Too bad. Now is the time to start planning for the next insurance renewal go-round. An early start will give you a fighting chance to keep costs under control in 2013.
Start by reviewing how your most recent renewal went.
No plan? Plan to fail
If you’re going to get creative about combating rising health insurance costs, you need a well-thought-out strategic plan.
It’s not enough to wait for the usual renewal offer from your carrier next fall—typically 60 days before your plan expires. Realistically, that gives you no time to explore alternatives, either from your existing plan or a competitor.
As you plan for next year, ask these questions:
• What problems did you have with last year’s renewal?
Make a list while it’s still fresh in your mind. Did you have enough time to fully explore alternative plan designs? Alternative funding arrangements? Alternative carriers? If you wait until the fall to focus on those issues, you’re more likely to confront the same problems you had before.
• Does your renewal date fit your business plan?
Would it make more sense to time renewal to coincide with your fiscal year or some other cycle?
For many companies, the fourth quarter is the busiest time of the year. That can make it hard to communicate benefits changes to distracted employees—and get them to turn in their paperwork.

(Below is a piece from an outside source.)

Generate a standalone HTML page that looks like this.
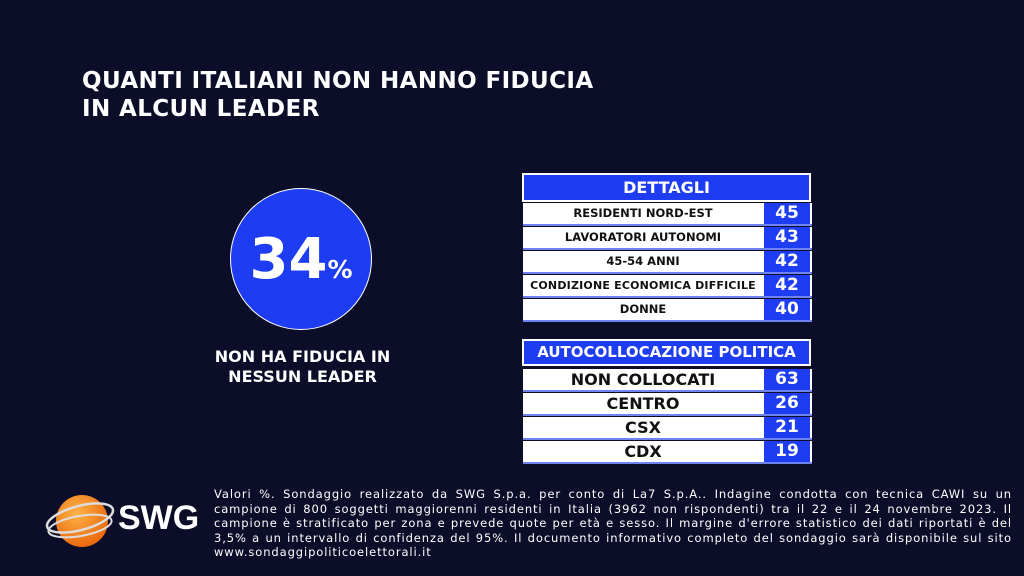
<!DOCTYPE html><html><head><style>
body{margin:0;width:1024px;height:576px;background:#0b0d29;font-family:Verdana,"DejaVu Sans",sans-serif;position:relative;overflow:hidden;color:#fff}
.a{position:absolute}
.t{left:82px;top:67px;font-size:23px;font-weight:bold;line-height:28px;letter-spacing:0.4px}
.hd{background:#1e3df2;border:2px solid #fff;color:#fff;font-weight:bold;text-align:center;box-sizing:border-box}
.row{position:absolute;left:523px;width:289px;height:23px;background:#fff;border-bottom:2px solid #6f84f0;box-sizing:border-box}
.row .l{position:absolute;left:0;width:240px;top:0;height:21px;line-height:21px;text-align:center;color:#111;font-weight:bold}
.row .v{position:absolute;left:241px;width:46px;top:0;height:21px;line-height:21px;background:#1e3df2;color:#fff;font-weight:bold;text-align:center;font-size:17px}
.s .l{font-size:11.5px}.b .l{font-size:16px}
.foot{left:214px;top:487px;font-size:11.5px;line-height:14.5px;width:798px;letter-spacing:0.9px}
.foot div{text-align:justify;text-align-last:justify;height:14.5px;white-space:nowrap}
</style></head><body>
<div class="a t">QUANTI ITALIANI NON HANNO FIDUCIA<br>IN ALCUN LEADER</div>
<div class="a" style="left:230px;top:188px;width:142px;height:142px;border-radius:50%;background:#1e3df2;border:1px solid #fff;box-sizing:border-box;text-align:center;line-height:142px;font-weight:bold"><span style="font-size:56px">34</span><span style="font-size:25px">%</span></div>
<div class="a" style="left:195px;top:347px;width:215px;text-align:center;font-weight:bold;font-size:16px;line-height:20px">NON HA FIDUCIA IN<br>NESSUN LEADER</div>
<div class="a hd" style="left:522px;top:173px;width:289px;height:29px;line-height:25px;font-size:16px">DETTAGLI</div>
<div class="row s" style="top:203px"><div class="l">RESIDENTI NORD-EST</div><div class="v">45</div></div>
<div class="row s" style="top:227px"><div class="l">LAVORATORI AUTONOMI</div><div class="v">43</div></div>
<div class="row s" style="top:251px"><div class="l">45-54 ANNI</div><div class="v">42</div></div>
<div class="row s" style="top:275px"><div class="l" style="font-size:11px;letter-spacing:0.2px">CONDIZIONE ECONOMICA DIFFICILE</div><div class="v">42</div></div>
<div class="row s" style="top:299px"><div class="l">DONNE</div><div class="v">40</div></div>
<div class="a hd" style="left:522px;top:339px;width:289px;height:27px;line-height:23px;font-size:15px">AUTOCOLLOCAZIONE POLITICA</div>
<div class="row b" style="top:369px"><div class="l">NON COLLOCATI</div><div class="v">63</div></div>
<div class="row b" style="top:393px"><div class="l">CENTRO</div><div class="v">26</div></div>
<div class="row b" style="top:417px"><div class="l">CSX</div><div class="v">21</div></div>
<div class="row b" style="top:441px"><div class="l">CDX</div><div class="v">19</div></div>
<svg class="a" style="left:40px;top:488px" width="80" height="66" viewBox="0 0 80 66">
<defs><radialGradient id="g" cx="0.4" cy="0.35" r="0.7"><stop offset="0" stop-color="#ffb347"/><stop offset="1" stop-color="#e8650a"/></radialGradient></defs>
<circle cx="42" cy="33" r="26" fill="url(#g)"/>
<ellipse cx="40" cy="30" rx="34" ry="12" transform="rotate(-15 40 30)" fill="none" stroke="#ddd" stroke-width="2.5"/>
<ellipse cx="40" cy="38" rx="32" ry="10" transform="rotate(-10 40 38)" fill="none" stroke="#ddd" stroke-width="2"/>
</svg>
<div class="a" style="left:118px;top:499px;font-size:34px;font-weight:bold;font-family:'Liberation Sans',sans-serif">SWG</div>
<div class="a foot">
<div>Valori %. Sondaggio realizzato da SWG S.p.a. per conto di La7 S.p.A.. Indagine condotta con tecnica CAWI su un</div>
<div>campione di 800 soggetti maggiorenni residenti in Italia (3962 non rispondenti) tra il 22 e il 24 novembre 2023. Il</div>
<div>campione è stratificato per zona e prevede quote per età e sesso. Il margine d'errore statistico dei dati riportati è del</div>
<div>3,5% a un intervallo di confidenza del 95%. Il documento informativo completo del sondaggio sarà disponibile sul sito</div>
<div style="text-align-last:left">www.sondaggipoliticoelettorali.it</div>
</div>
</body></html>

Added benefit: Get ready for better service. Tying your renewal to the new year means you’re competing with almost every other employer for the attention of brokers and insurance carriers.

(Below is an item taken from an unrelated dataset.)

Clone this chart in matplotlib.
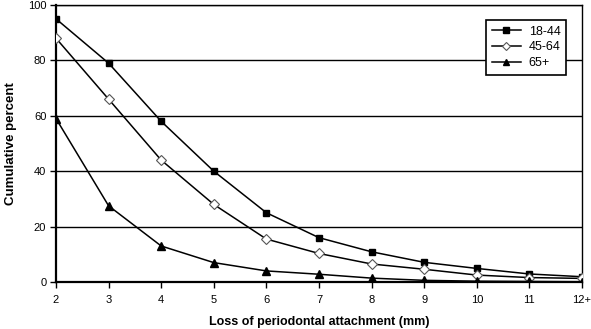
import matplotlib
matplotlib.use("Agg")
import matplotlib.pyplot as plt

plt.rcParams['font.family'] = ['Liberation Sans', 'DejaVu Sans']

# data
categories = ['2', '3', '4', '5', '6', '7', '8', '9', '10', '11', '12+']
age_18_44 = [95, 79, 58, 40, 25, 16, 10.9, 7.1, 4.9, 2.9, 1.9]
age_45_64 = [88, 66, 44, 28, 15.5, 10.3, 6.5, 4.6, 2.5, 1.6, 1.3]
age_65 = [59, 27.5, 13, 7, 4, 2.8, 1.4, 0.6, 0.3, 0.2, 0.1]

x = list(range(len(categories)))

fig = plt.figure(figsize=(5.91, 3.29), dpi=100)
ax = fig.add_axes([56 / 591, 1 - 282 / 329, (582 - 56) / 591, (282 - 5) / 329])

ax.plot(x, age_18_44, color='black', lw=1.1, marker='s', ms=5,
        mfc='black', mec='black', label='18-44', zorder=3)
ax.plot(x, age_45_64, color='black', lw=1.1, marker='D', ms=5,
        mfc='white', mec='#555555', mew=0.8, label='45-64', zorder=3)
ax.plot(x, age_65, color='black', lw=1.1, marker='^', ms=5.5,
        mfc='black', mec='black', label='65+', zorder=3)

ax.set_xlim(0, len(categories) - 1)
ax.set_ylim(0, 100)
ax.set_xticks(x)
ax.set_xticklabels(categories)
ax.set_yticks([0, 20, 40, 60, 80, 100])
ax.yaxis.grid(True, color='black', lw=1.0)
ax.set_axisbelow(True)
ax.tick_params(direction='out', length=4, width=1, labelsize=8)
ax.tick_params(axis='x', pad=5.5)
ax.tick_params(axis='y', pad=3)

for s in ax.spines.values():
    s.set_linewidth(1.0)
ax.spines['left'].set_linewidth(1.6)
ax.spines['bottom'].set_linewidth(1.6)

ax.set_xlabel('Loss of periodontal attachment (mm)', fontsize=9,
              fontweight='bold', labelpad=8)
ax.set_ylabel('Cumulative percent', fontsize=9.5, fontweight='bold',
              labelpad=8)

leg = ax.legend(loc='upper right', bbox_to_anchor=(0.97, 0.946),
                borderaxespad=0, fontsize=9, frameon=True, fancybox=False,
                framealpha=1, edgecolor='black', borderpad=0.45,
                handlelength=2.3, handletextpad=0.65, labelspacing=0.3,
                markerscale=0.8)
leg.get_frame().set_linewidth(1.2)

fig.savefig('out.png', dpi=100)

• What were the rates of the alternative plans presented the past two renewals?
At each renewal, most carriers provide several alternative plans in addition to your current plan. Refer back to your old renewals to begin the process of estimating the cost of migrating your employees to alternative coverage.
If your broker or carrier presented the same or similar alternatives the past two years, you’ll be able to see how those plans are trending compared to yours.

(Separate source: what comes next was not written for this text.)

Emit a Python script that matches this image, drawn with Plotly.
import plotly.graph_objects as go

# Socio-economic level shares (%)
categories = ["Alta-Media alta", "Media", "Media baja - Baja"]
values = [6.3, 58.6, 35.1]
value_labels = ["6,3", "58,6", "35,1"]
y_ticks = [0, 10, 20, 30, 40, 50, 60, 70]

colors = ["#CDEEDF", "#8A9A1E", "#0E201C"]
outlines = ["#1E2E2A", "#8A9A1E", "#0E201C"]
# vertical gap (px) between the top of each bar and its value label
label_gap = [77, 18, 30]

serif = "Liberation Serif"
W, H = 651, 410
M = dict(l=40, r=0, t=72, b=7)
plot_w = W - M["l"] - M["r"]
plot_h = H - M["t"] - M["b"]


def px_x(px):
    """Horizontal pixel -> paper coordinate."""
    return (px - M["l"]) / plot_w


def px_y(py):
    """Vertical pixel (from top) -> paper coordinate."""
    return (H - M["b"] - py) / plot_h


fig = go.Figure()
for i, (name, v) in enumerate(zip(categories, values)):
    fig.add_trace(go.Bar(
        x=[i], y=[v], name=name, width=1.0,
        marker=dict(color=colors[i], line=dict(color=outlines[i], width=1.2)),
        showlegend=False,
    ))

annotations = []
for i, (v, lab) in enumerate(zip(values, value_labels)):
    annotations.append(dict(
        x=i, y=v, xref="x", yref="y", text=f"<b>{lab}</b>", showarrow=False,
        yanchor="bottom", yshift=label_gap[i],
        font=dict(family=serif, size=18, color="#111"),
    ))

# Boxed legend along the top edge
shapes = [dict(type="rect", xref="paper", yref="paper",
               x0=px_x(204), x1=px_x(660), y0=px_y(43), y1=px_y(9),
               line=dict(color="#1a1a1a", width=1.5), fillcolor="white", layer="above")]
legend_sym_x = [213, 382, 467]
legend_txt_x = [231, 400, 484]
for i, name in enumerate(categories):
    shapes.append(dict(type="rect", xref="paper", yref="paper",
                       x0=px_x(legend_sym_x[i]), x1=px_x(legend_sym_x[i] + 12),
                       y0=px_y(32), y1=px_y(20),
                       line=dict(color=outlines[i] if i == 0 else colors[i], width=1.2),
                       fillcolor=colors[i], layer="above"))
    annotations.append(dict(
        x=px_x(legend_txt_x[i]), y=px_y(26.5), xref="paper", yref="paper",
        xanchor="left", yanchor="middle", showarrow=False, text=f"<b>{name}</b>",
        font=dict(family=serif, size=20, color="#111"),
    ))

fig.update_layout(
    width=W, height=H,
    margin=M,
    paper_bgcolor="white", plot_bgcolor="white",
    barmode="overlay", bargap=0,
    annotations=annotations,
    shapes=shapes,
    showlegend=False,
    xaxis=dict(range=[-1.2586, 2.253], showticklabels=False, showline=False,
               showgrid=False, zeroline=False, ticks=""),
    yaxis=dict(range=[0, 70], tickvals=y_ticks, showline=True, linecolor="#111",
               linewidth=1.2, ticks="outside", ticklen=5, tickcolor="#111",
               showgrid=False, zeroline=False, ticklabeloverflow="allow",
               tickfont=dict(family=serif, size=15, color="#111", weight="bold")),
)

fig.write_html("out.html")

• How do your retention and turnover figures compare to your goals?
If you conduct exit interviews, have employees mentioned dissatisfaction with health benefits as a reason for leaving? Your next plan may be able to address those concerns.
Ask your broker or carrier to prepare total compensation statements to educate employees on the value of company-provided benefits.
Tip: If you can, check with HR colleagues in other organizations. If they have better retention numbers, find out if better benefits are enticing employees to stay. If so, ask for a referral to a new broker or carrier.
• How much of an increase for future renewals can you afford?
Here’s where you need to be tuned into your organization’s overall fiscal plan. Engage leaders now in a real conversation about how much they are willing to commit to benefits.
• Can your next plan lower costs by helping employees stay healthy?
Disease-programs can help prevent a catastrophic claim from developing. But what about implementing a to prevent chronic conditions from manifesting in the first place? Waiting until an employee or a dependent becomes a diabetic and then figuring out how to manage those claims invariably means higher costs for everyone in the plan.
Now is the time to explore adding a wellness program to your plan.